Carter also had money worries after leaving office in 1981. While serving as president, he’d left management of his Georgia agricultural business to others, and it ended up deeply in debt. Borrowing a page from Grant, Carter struck a memoir deal to help dig his way out of the red.

Carter kept writing, even after his business headaches were resolved, and he ended up writing some 30 books in all. Some of his books are about politics, but many others, such as “An Hour Before Daylight,” are nonpartisan works that anyone can enjoy. With charm and grace, “An Hour Before Daylight” recounts Carter’s boyhood in rural Georgia, where farm life meant rising  early. “My most persistent impression as a farm boy was of the earth,” he writes. “There was a closeness, almost an immersion, in the sand, loam, and red clay that seemed natural, and constant. The soil caressed my bare feet, and dust was always boiling up from the dirt road that passed fifty feet from our front door, so that inside our house the red clay particles, ranging in size from face powder to grits, were ever present in the summertime, when the wooden doors were kept open and the screens just stopped the trash and some of the less adventurous flies.”
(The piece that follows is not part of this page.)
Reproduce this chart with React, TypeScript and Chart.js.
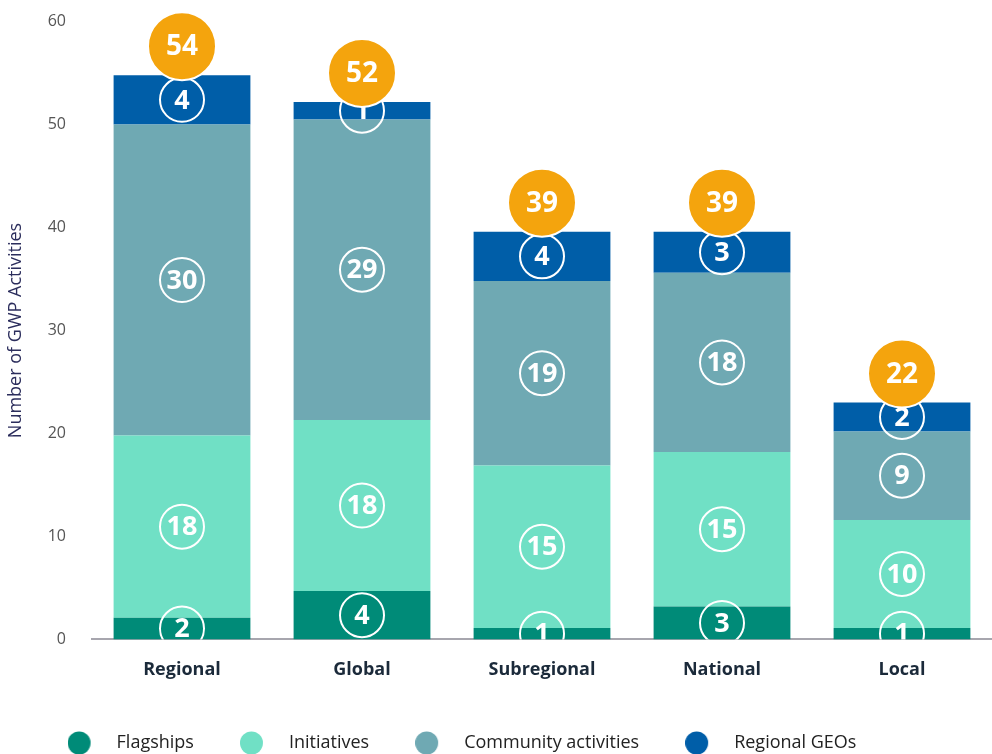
import React, { useEffect, useRef } from 'react';
import { Chart, registerables } from 'chart.js';

Chart.register(...registerables);

const categories = ['Regional', 'Global', 'Subregional', 'National', 'Local'];
const seriesNames = ['Flagships', 'Initiatives', 'Community activities', 'Regional GEOs'];

// segment heights as drawn
const flagships = [2.1, 4.7, 1.1, 3.2, 1.1];
const initiatives = [17.7, 16.6, 15.8, 15.0, 10.5];
const communityActivities = [30.2, 29.2, 17.9, 17.4, 8.6];
const regionalGeos = [4.8, 1.7, 4.8, 4.0, 2.8];

// numbers printed in the circles
const flagshipLabels = [2, 4, 1, 3, 1];
const initiativeLabels = [18, 18, 15, 15, 10];
const communityLabels = [30, 29, 19, 18, 9];
const geoLabels = [4, 1, 4, 3, 2];
const totalLabels = [54, 52, 39, 39, 22];

const yMin = 0;
const yMax = 60;
const yStep = 10;

const seriesColors = ['#008B78', '#70E0C5', '#6FA9B3', '#005EA8'];
const totalColor = '#F4A40D';
const FONT = "'Open Sans', 'Noto Sans', sans-serif";

const seriesValues = [flagships, initiatives, communityActivities, regionalGeos];
const seriesLabels = [flagshipLabels, initiativeLabels, communityLabels, geoLabels];

const badgePlugin = {
  id: 'badges',
  afterDatasetsDraw(chart: any) {
    const ctx = chart.ctx as CanvasRenderingContext2D;
    const area = chart.chartArea;
    ctx.save();
    ctx.beginPath();
    ctx.rect(area.left, 0, area.right - area.left, area.bottom);
    ctx.clip();
    seriesLabels.forEach((labels, di) => {
      const meta = chart.getDatasetMeta(di);
      meta.data.forEach((el: any, i: number) => {
        const x = el.x;
        const cy = (el.y + el.base) / 2;
        ctx.beginPath();
        ctx.arc(x, cy, 22, 0, Math.PI * 2);
        ctx.lineWidth = 2;
        ctx.strokeStyle = '#ffffff';
        ctx.stroke();
        ctx.fillStyle = '#ffffff';
        ctx.font = `bold 27px ${FONT}`;
        ctx.textAlign = 'center';
        ctx.textBaseline = 'middle';
        ctx.fillText(String(labels[i]), x, cy + 1);
      });
    });
    ctx.restore();

    const topMeta = chart.getDatasetMeta(seriesValues.length - 1);
    ctx.save();
    topMeta.data.forEach((el: any, i: number) => {
      const x = el.x;
      const cy = el.y - 29;
      ctx.beginPath();
      ctx.arc(x, cy, 34, 0, Math.PI * 2);
      ctx.fillStyle = totalColor;
      ctx.fill();
      ctx.lineWidth = 2;
      ctx.strokeStyle = '#ffffff';
      ctx.stroke();
      ctx.fillStyle = '#ffffff';
      ctx.font = `bold 28px ${FONT}`;
      ctx.textAlign = 'center';
      ctx.textBaseline = 'middle';
      ctx.fillText(String(totalLabels[i]), x, cy + 1);
    });
    ctx.restore();
  },
};

const legendShift = {
  id: 'legendShift',
  afterLayout(chart: any) {
    const l = chart.legend;
    if (!l) return;
    const dx = -34;
    const dy = -13;
    l.left += dx;
    l.right += dx;
    l.top += dy;
    l.bottom = chart.height;
  },
};

function makeDot(color: string) {
  const c = document.createElement('canvas');
  c.width = 40;
  c.height = 24;
  const g = c.getContext('2d')!;
  g.fillStyle = color;
  g.beginPath();
  g.arc(11.5, 12, 11.5, 0, Math.PI * 2);
  g.fill();
  return c;
}

export default function App() {
  const ref = useRef<HTMLCanvasElement | null>(null);

  useEffect(() => {
    if (!ref.current) return;
    const dots = seriesColors.map(makeDot);
    const chart = new Chart(ref.current, {
      type: 'bar',
      data: {
        labels: categories,
        datasets: seriesNames.map((name, i) => ({
          label: name,
          data: seriesValues[i],
          backgroundColor: seriesColors[i],
          borderWidth: 0,
          barPercentage: 0.76,
          categoryPercentage: 1,
        })),
      },
      options: {
        responsive: true,
        maintainAspectRatio: false,
        animation: false,
        layout: { padding: { top: 0, left: 0, right: 0, bottom: 0 } },
        plugins: {
          tooltip: { enabled: false },
          legend: {
            position: 'bottom',
            align: 'center',
            maxHeight: 53,
            labels: {
              usePointStyle: true,
              pointStyleWidth: 40,
              boxHeight: 18,
              padding: 46,
              color: '#222222',
              font: { family: FONT, size: 18 },
              generateLabels: () =>
                seriesNames.map((name, i) => ({
                  text: name,
                  fillStyle: seriesColors[i],
                  strokeStyle: seriesColors[i],
                  lineWidth: 0,
                  pointStyle: dots[i] as any,
                  hidden: false,
                  datasetIndex: i,
                  fontColor: '#222222',
                })),
            },
          },
        },
        scales: {
          x: {
            stacked: true,
            grid: { display: false, drawTicks: false },
            border: { display: true, color: '#A7A6AE', width: 2 },
            ticks: {
              color: '#1B2A3A',
              padding: 20,
              font: { family: FONT, size: 18, weight: 'bold' },
            },
          },
          y: {
            stacked: true,
            min: yMin,
            max: yMax,
            grid: { display: false, drawTicks: true, tickLength: 14 },
            border: { display: false },
            ticks: {
              stepSize: yStep,
              color: '#555555',
              padding: 12,
              font: { family: FONT, size: 16 },
            },
            title: {
              display: true,
              text: 'Number of GWP Activities',
              color: '#2B2D5C',
              padding: { top: 5, bottom: 4 },
              font: { family: FONT, size: 18 },
            },
            afterFit: (scale: any) => {
              scale.width = 92;
            },
          },
        },
      },
      plugins: [badgePlugin, legendShift],
    });
    return () => chart.destroy();
  }, []);

  return (
    <div style={{ position: 'fixed', left: 0, top: 0, width: 992, height: 754, background: '#ffffff' }}>
      <canvas ref={ref} />
    </div>
  );
}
Its quite a word picture, carried along with vivid imagery, clarity of expression, and more than a little humor. The length of the sentence also hints at the tendency of Southern talk to go on a bit, as if the story is unfolding on some summer back porch.

Carter worked on books, one gathered, in the same way he made tables in his woodshop – steadily, and with an eye toward unassuming craft.

His reinvention as a writer after leading the free world points the ideal of lifelong learning embraced by Phi Kappa Phi.